Photo from Mike Sorrentino’s Instagram

Reality Star Mike Sorrentino Celebrates 8 Years of Sobriety: ‘My Biggest Flex’

By Movieguide® Contributor

After partying it up for years on JERSEY SHORE, Mike Sorrentino is celebrating eight years of sobriety, something he is even more thankful for now that he has kids.

“My biggest flex is being a sober dad,” Sorrentino posted on Instagram with a picture of his 2-year-old son, Romeo Reign.

To celebrate his long freedom from drugs and alcohol and inspire others, Sorrentino wrote an autobiography explaining how substance abuse brought him to rock bottom and how he has found freedom since.

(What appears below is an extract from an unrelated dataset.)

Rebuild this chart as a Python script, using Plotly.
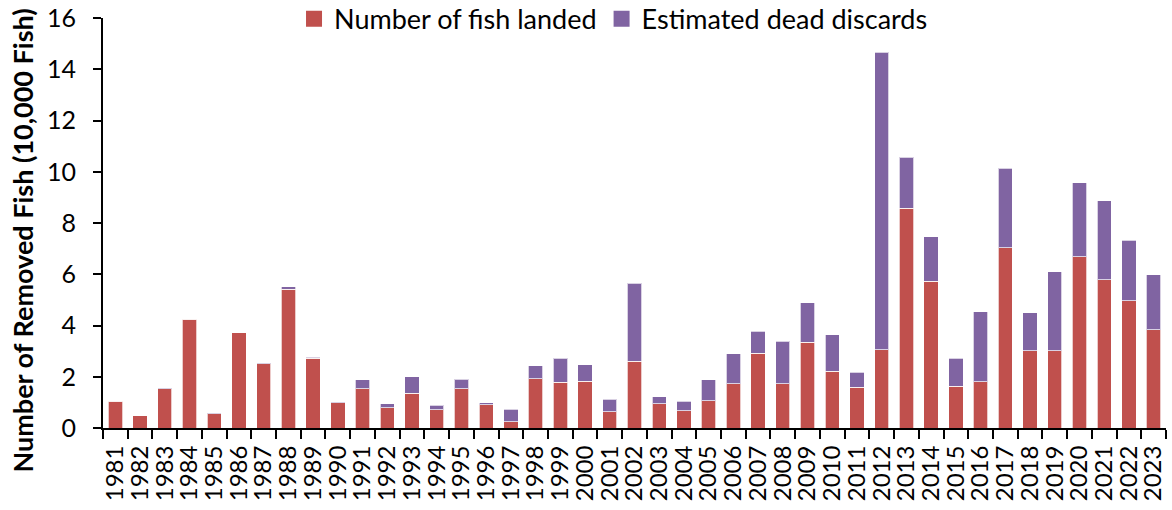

“’Reality Check’ is my story of hope, loss, love, and redemption. About hitting rock bottom but never giving up. It’s the first time I’ve been able to truly share my full story, and I didn’t leave anything out,” Sorrentino said.

“It was important of me to be completely honest about how deep my drug addiction ran and to tell all the crazy stories from those years, as well as how hard I worked to find a lasting sobriety,” he continued. “I wrote about trying heroin, losing the love of my life, finding myself broke and homeless, and how when everything seemed lost, I refused to give up.”

Thanks to his sobriety, Sorrentino has been able to celebrate five years of a healthy marriage with his wife. Together, they share Romeo Reign, 2, and Mia Bella, 10 months, with a third child on the way.

“I’ll be honest with you. I’m happy to make it this far,” Sorrentino told PEOPLE. “I was so wild in my twenties and thirties that being the family man that I am today – eight years sober in December, a dad of two, married five years in a happy, healthy marriage – I’m killing the game.”

Movieguide® previously reported on sobriety:

In a recent interview, Lucy Hale opened up about her struggle with alcoholism and the freedom she has found since getting sober.

“I have never talked publicly about being sober—I have a little over a year of sobriety,” Hale said. “I have been working on getting sober since I was 20; I’m 33. It took time. It took patience with myself.”

Hale has struggled with alcohol since her first experience drinking when she was only 14. 

“I just held on to that belief that the real Lucy came out when she was drinking,” Hale said. “It also quieted my mind…my brain just doesn’t shut off and it’s exhausting. I was a textbook binge drinker, blackout, wouldn’t remember what I did or what I said, which is scary.”